Thanks dgangle. I tend to belive that it could be the main serpentine belt since it does it at low rpm's while idling at the lights, and the squeaking noise gets really bad when accellerating from the traffic lights and stear to the the left/right to make the turn. After the engine gets hot, the squeaking simply dissapears. Any thoughts?


----------



## Smith1000 (Dec 29, 2005)

Make sure they put on good quality belt and they must fit right. I had a squeaky belt on our 95. Turned out the belt had worn down and was catching in the alternator pulley. I read on this board that a good quality belt must be used. Some had purchased new belts that did not fit the pulley correctly and they ended up causing problems. A good quality V belt should be used.


----------



## dgangle (Nov 22, 2009)

by "a good quality belt" do you meen OE only or can I get a good one at Autozone/other? 

I am planning a belt and hose replacement soon as PM and inquiring minds want to know.


----------



## gajego (Jun 19, 2007)

Smith1000 said:


> Make sure they put on good quality belt and they must fit right. I had a squeaky belt on our 95. Turned out the belt had worn down and was catching in the alternator pulley. I read on this board that a good quality belt must be used. Some had purchased new belts that did not fit the pulley correctly and they ended up causing problems. A good quality V belt should be used.



Understood. I have the NISSAN OEM belts installed at the NISSAN dealer 2 years ago. Those belts should last more than 2 years... I would think...


----------



## underling (Nov 26, 2006)

I am surprised that no one has suggested re-tension of the belts.
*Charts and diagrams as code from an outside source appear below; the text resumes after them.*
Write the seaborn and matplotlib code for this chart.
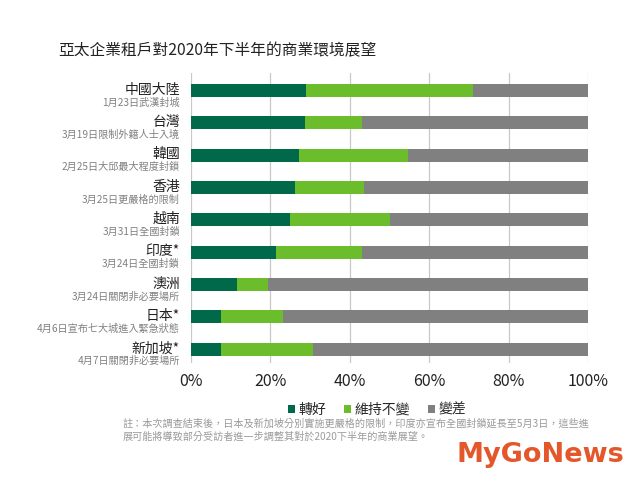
import matplotlib
matplotlib.use("Agg")
import matplotlib.pyplot as plt
import seaborn as sns
import pandas as pd
import numpy as np
from matplotlib.patches import Patch

countries = ["中國大陸", "台灣", "韓國", "香港", "越南", "印度*", "澳洲", "日本*", "新加坡*"]
events = ["1月23日武漢封城", "3月19日限制外籍人士入境", "2月25日大邱最大程度封鎖",
          "3月25日更嚴格的限制", "3月31日全國封鎖", "3月24日全國封鎖",
          "3月24日關閉非必要場所", "4月6日宣布七大城進入緊急狀態", "4月7日關閉非必要場所"]
better = [29.0, 28.6, 27.2, 26.1, 24.9, 21.3, 11.5, 7.6, 7.6]
same = [42.0, 14.5, 27.5, 17.5, 25.3, 21.8, 7.8, 15.6, 23.1]
worse = [29.0, 56.9, 45.3, 56.4, 49.8, 56.9, 80.7, 76.8, 69.3]
series_names = ["轉好", "維持不變", "變差"]
colors = ["#00694A", "#6CBD2B", "#808080"]
xticks = [0, 20, 40, 60, 80, 100]
title = "亞太企業租戶對2020年下半年的商業環境展望"
note_lines = ["註：本次調查結束後，日本及新加坡分別實施更嚴格的限制，印度亦宣布全國封鎖延長至5月3日，這些進",
              "展可能將導致部分受訪者進一步調整其對於2020下半年的商業展望。"]

sns.set_theme(style="white")
plt.rcParams['font.family'] = ['Noto Sans CJK TC', 'DejaVu Sans']

df = pd.DataFrame({"country": countries, "better": better, "same": same, "worse": worse})
df["c1"] = df["better"]
df["c2"] = df["better"] + df["same"]
df["c3"] = df["better"] + df["same"] + df["worse"]

fig = plt.figure(figsize=(6.4, 4.8), dpi=100)
ax = fig.add_axes([191/640, 1-363/480, 397/640, 290/480])

for col, c in zip(["c3", "c2", "c1"], colors[::-1]):
    sns.barplot(data=df, x=col, y="country", color=c, orient="h", width=0.4,
                saturation=1, ax=ax, edgecolor="none", linewidth=0)

ax.set_xlim(0, 100)
ax.set_ylim(8.43, -0.54)
ax.set_xticks(xticks)
ax.set_xticklabels([f"{v}%" for v in xticks], fontsize=11.5, color="#222222")
ax.tick_params(axis="x", length=0, pad=7)
ax.set_yticks([])
ax.set_xlabel("")
ax.set_ylabel("")
for s in ax.spines.values():
    s.set_visible(False)
ax.xaxis.grid(True, color="#C8C8C8", linewidth=0.9)
ax.set_axisbelow(True)

tr = ax.get_yaxis_transform()
for i, (c, e) in enumerate(zip(countries, events)):
    ax.text(-0.028, i - 0.02, c, transform=tr, ha="right", va="center",
            fontsize=10, color="#222222", fontweight="light")
    ax.text(-0.028, i + 0.37, e, transform=tr, ha="right", va="center",
            fontsize=7.3, color="#808080")

fig.text(58/640, 1-51/480, title, ha="left", va="center", fontsize=11.3, color="#222222")

handles = [Patch(facecolor=c, edgecolor="none") for c in colors]
fig.legend(handles, series_names, loc="center", bbox_to_anchor=(377/640, 1-410/480),
           ncol=3, frameon=False, handlelength=0.5, handleheight=0.5,
           handletextpad=0.25, columnspacing=1.3, prop={"size": 10})

for k, line in enumerate(note_lines):
    fig.text(123/640, 1-(424 + 13*k)/480, line, ha="left", va="center", fontsize=7.3,
             color="#9A9A9A")

fig.text(624/640, 1-455/480, "MyGoNews", ha="right", va="center", fontsize=19.5,
         fontweight="bold", color="#E4572A", family=["DejaVu Sans"])

fig.savefig("out.png", dpi=100)
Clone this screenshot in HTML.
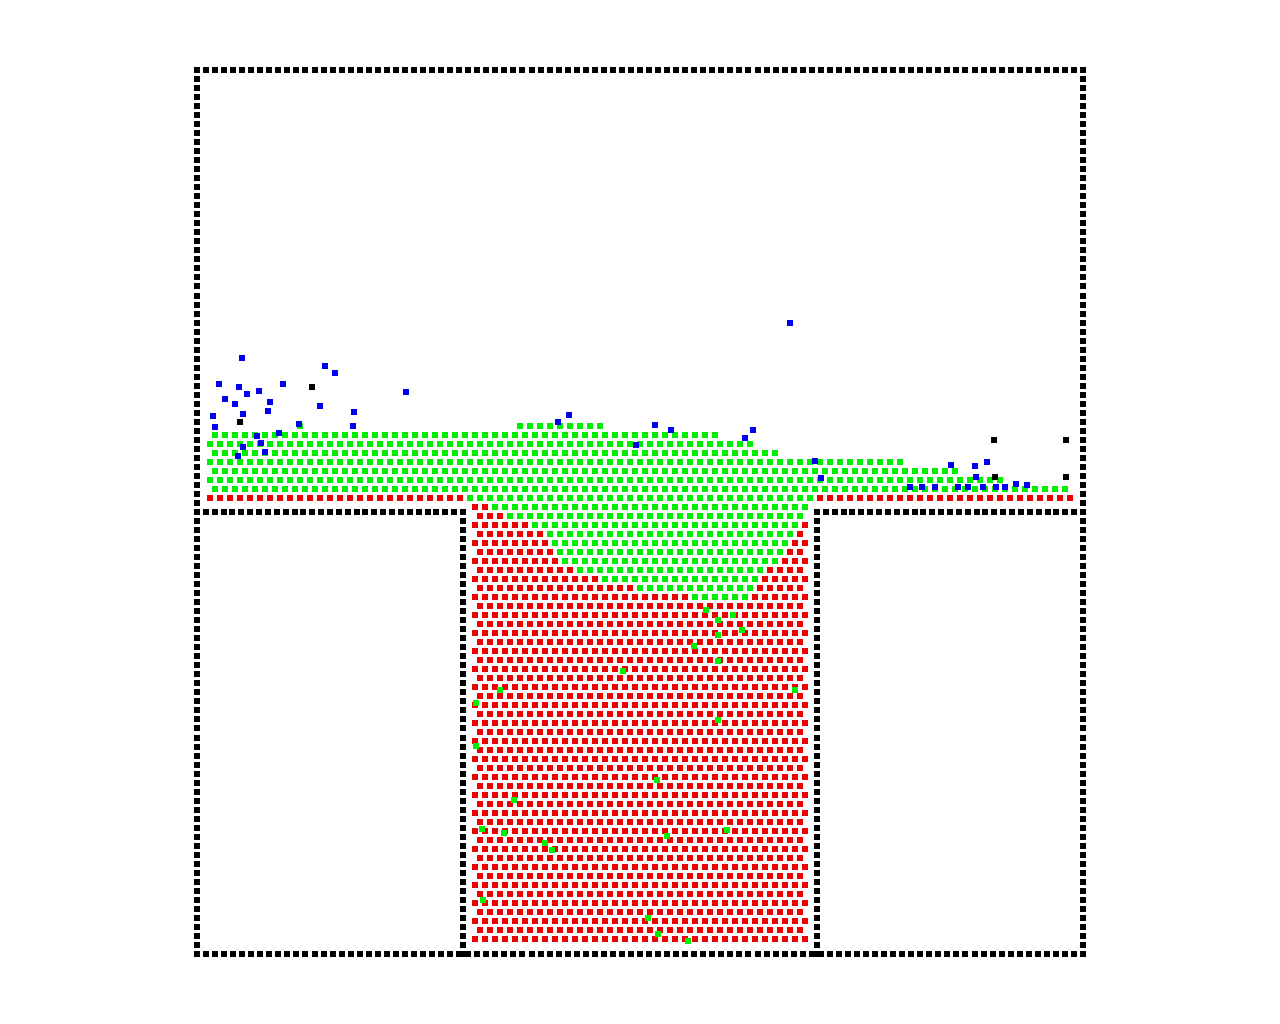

For a new belt there would be a little expansion over the first month or so of running which tightening should fix. Belt dressing is meant to be a stopgap on old and glazed belts. A new belt shouldn't be glazed after a month or 2 of running. If the squealing is worst at idle and under acceleration typically means the belt is too loose and slipping. If you re-tension right away the belt should not glaze over and should be fine. If you let the squeal go on too long then the belts glaze and would need to be replaced or "dressed".
I replaced mine last year with Goodyear Gatorbacks and have yet to have any issue, though I will be rechecking the tension in the spring when the weather warms up.


----------



## gajego (Jun 19, 2007)

Thanks for all suggestions. I have not dressed yet the belts, first will try to re-tention both belts, as underling suggested; makes more sense now since the slipping at low rpm indicate low tention in the belt.


----------



## dgangle (Nov 22, 2009)

You also may want to also try some ATF on the belts. Can make a mess depending on how carefull you are applying but quiets them nicely.


----------



## gajego (Jun 19, 2007)

Belts were re-tensioned by a good mechanic, and the problem is all gone. Thanks everyone, especially to undeling who suggested the very fundamental approach in solving the issue.


----------



## IanH (Feb 11, 2003)

underling said:


> I am surprised that no one has suggested re-tension of the belts.


See post #3 !!!


----------



## slhollins (Dec 8, 2019)

dgangle said:


> Go to any reputable autoparts store and ask for something to quite speaky belts. Then apply to one belt at a time to see which one it is. If it doesn;t help then you have one fo the 2 or both idler bearings going bad.
> 
> I have a .pdf of the complete 2001 Pathfinder Nissan dealer service manual if you want to dicuss, pm me.


I would love a copy of that pdf i have an 01 path with 267k rusty but trusty


----------



## 2016 Versa (Sep 24, 2019)

slhollins said:


> I would love a copy of that pdf i have an 01 path with 267k rusty but trusty


His post is 10 years old and his total number of posts is only 40 so I doubt he even visits the forum anymore. You can probably find what you need here. https://www.********.com/archives/nissan-pathfinder-factory-service-manuals.html


----------



## 2016 Versa (Sep 24, 2019)

Forum won't accept links without blotting out part of it but the service manual is available on another Nissan forum.


----------



## IanH (Feb 11, 2003)

slhollins said:


> I would love a copy of that pdf i have an 01 path with 267k rusty but trusty


I have the 2003 pdf set and maybe others will look.
I can email you a link to download. send me a pm.

Sent from my SM-N950U using Tapatalk


----------



## smj999smj (Jan 1, 2006)

NICO Club's web site has online, factory service manuals for Datsuns, Nissans and Infinitis that are free to use.


----------